Posted by mariewilliams53 in Anecdote, Autobiography, stories, Uncategorized

≈ 49 Comments

Tags

anxiety, birthday, birthday gift, character, children, creativity, disappointment, emotion, friendship, life lessons, love, palpable, poverty, retrospect, school girls, struggking, symbolic, trust

Jenny C

pic15051

I never imagined as a pupil at John D Primary school ever writing about two of my classmates in years to come. It didn’t occur to me that at the time I was learning valuable life lessons. It is only now in retrospect that I see how important it is to value every thing that life throws at you, however painful. There is wisdom in looking carefully and profoundly at certain events which colour one’s life and paint the picture that is your life. To relegate disappointments to the dustbin of life is to throw away pearls. Pearls are not always beautifully shaped and formed when they are discovered: much goes into the process of refining them so that they become a beautiful adornment. You may wish to wear them or you may wish to lock them away in a vault, but either way, their beauty is evident and can never be lost.

Jenny M taught me about human frailty, loyalty and trust. Jenny C taught me about humility, friendship, gentleness and creativity, and ultimately the act of giving. Now these two shared the same Christian name, but apart from that they differed physically and in their characters. I still recall Jenny M’s brilliant emerald green eyes and raven black hair. She was a very pretty girl and I can only imagine that she would become stunningly beautiful. Jenny C was blonde, blue eyed and not at first obviously pretty, but there was beauty in her genuine smile and those innocent blue eyes. The two were such opposites: light and dark, soft and gentle (JC), tough and a go-getter (JM), both were my friends. Interestingly I see myself in all their characteristics and that could be why I gravitated to them and they to me.

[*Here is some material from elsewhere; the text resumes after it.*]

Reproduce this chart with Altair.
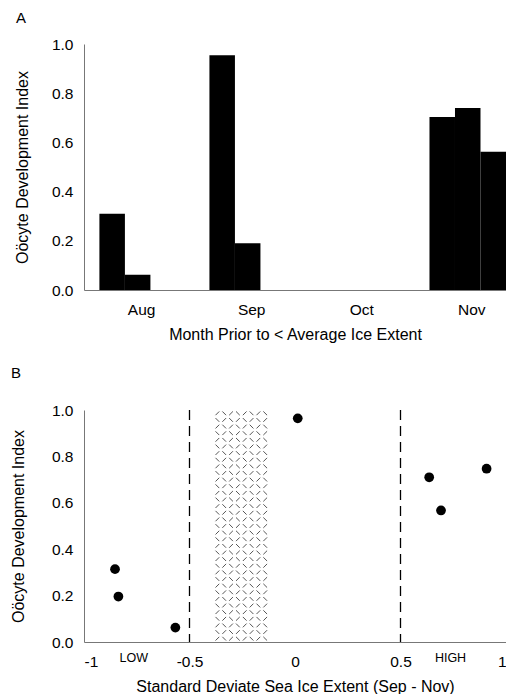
import altair as alt
import pandas as pd

FONT = "Liberation Sans"

# ---- Panel A data ----
months = ["Aug", "Sep", "Oct", "Nov"]
bar_month = ["Aug", "Aug", "Sep", "Sep", "Nov", "Nov", "Nov"]
bar_slot = [0, 1, 0, 1, 0, 1, 2]
bar_value = [0.31, 0.062, 0.954, 0.19, 0.703, 0.74, 0.562]

# ---- Panel B data ----
ice_sd = [-0.853, -0.837, -0.567, 0.013, 0.636, 0.692, 0.908]
ice_odi = [0.314, 0.196, 0.062, 0.964, 0.71, 0.567, 0.747]
thresholds = [-0.5, 0.5]
shade_range = [-0.384, -0.125]
class_labels = ["LOW", "HIGH"]
class_x = [-0.764, 0.737]

y_ticks = [0, 0.2, 0.4, 0.6, 0.8, 1.0]
x_ticks_b = [-1, -0.5, 0, 0.5, 1]

W = 422
HA = 246
HB = 232

bars = pd.DataFrame({"month": bar_month, "slot": bar_slot, "value": bar_value})

panel_a = alt.Chart(
    bars,
    title=alt.TitleParams("A", anchor="start", frame="group", dx=-68, offset=11,
                          fontSize=15, fontWeight="normal", font=FONT, color="black"),
).mark_bar(color="black").encode(
    x=alt.X("month:N", sort=months,
            scale=alt.Scale(domain=months, paddingInner=0.3045, paddingOuter=0.07, align=1),
            axis=alt.Axis(title="Month Prior to < Average Ice Extent", labelAngle=0, ticks=False,
                          labelPadding=12, titlePadding=9, labelOffset=4)),
    xOffset=alt.XOffset("slot:N", scale=alt.Scale(domain=[0, 1, 2], paddingInner=0, paddingOuter=0)),
    y=alt.Y("value:Q", scale=alt.Scale(domain=[0, 1], nice=False),
            axis=alt.Axis(title="Oöcyte Development Index", values=y_ticks, format=".1f",
                          ticks=False, grid=False, labelPadding=11, titlePadding=21)),
).properties(width=W, height=HA)

xb = alt.X("sd:Q", scale=alt.Scale(domain=[-1, 1], nice=False, zero=False),
           axis=alt.Axis(title="Standard Deviate Sea Ice Extent (Sep - Nov)", values=x_ticks_b,
                         labelExpr="toString(datum.value)", ticks=False, grid=False,
                         labelPadding=12, titlePadding=9))
yb = alt.Y("odi:Q", scale=alt.Scale(domain=[0, 1], nice=False),
           axis=alt.Axis(title="Oöcyte Development Index", values=y_ticks, format=".1f",
                         ticks=False, grid=False, labelPadding=11, titlePadding=24.5))

x0, x1 = shade_range
hatch = alt.Chart(alt.sequence(0, 280, as_="i")).transform_calculate(
    col="datum.i % 8", row="floor(datum.i / 8)"
).transform_calculate(
    sd=f"{x0} + ({x1} - ({x0})) * (datum.col + 0.5) / 8",
    odi="(datum.row + 0.5) / 35",
    dir="(datum.col + datum.row) % 2 == 0 ? 'a' : 'b'",
).mark_point(filled=False, strokeWidth=1, color="#555555", size=14, opacity=1).encode(
    x=xb, y=yb,
    shape=alt.Shape("dir:N", scale=alt.Scale(domain=["a", "b"], range=["M-1,1L1,-1", "M-1,-1L1,1"]),
                    legend=None),
)

rules = alt.Chart(pd.DataFrame({"sd": thresholds})).mark_rule(
    color="black", strokeDash=[10, 6], strokeWidth=1.3
).encode(x=xb)

points = alt.Chart(pd.DataFrame({"sd": ice_sd, "odi": ice_odi})).mark_point(
    filled=True, color="black", size=95, opacity=1
).encode(x=xb, y=yb)

labels = alt.Chart(pd.DataFrame({"sd": class_x, "label": class_labels})).mark_text(
    fontSize=12.5, font=FONT, baseline="middle", color="black"
).encode(x=xb, y=alt.value(HB + 15.7), text="label:N")

panel_b = alt.layer(
    hatch, rules, points, labels,
    title=alt.TitleParams("B", anchor="start", frame="group", dx=-73, offset=22.5,
                          fontSize=15, fontWeight="normal", font=FONT, color="black"),
).properties(width=W, height=HB)

chart = alt.concat(panel_a, panel_b, columns=1, spacing=22, align="none").properties(
    padding={"left": 2, "top": 3, "right": 0, "bottom": 0}
).configure_view(stroke=None).configure_axis(
    domainColor="#777777", domainWidth=1, labelFont=FONT, titleFont=FONT,
    labelFontSize=15.5, titleFontSize=16, titleFontWeight="normal",
    labelColor="black", titleColor="black",
)

chart.save("out.html", embed_options={"renderer": "svg", "actions": False})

Jenny C taught me about the act of giving and receiving. It was my 11th birthday. When Jenny C found out that it was my birthday she said she had a present at home to give me. I became excited at the prospect of this, wondering what the gift could possibly be. All sorts of things went through my mind and I eagerly awaited the gift. But days went by and there was no gift forthcoming. I became disappointed, then anxious, and finally embarrassed. It was obvious that Jenny C had been untruthful about the gift she had bought me. Each day, for over the course of a week she would come in and not quite meeting my expectant eyes offer up an excuse why she hadn’t been able to bring the gift into school.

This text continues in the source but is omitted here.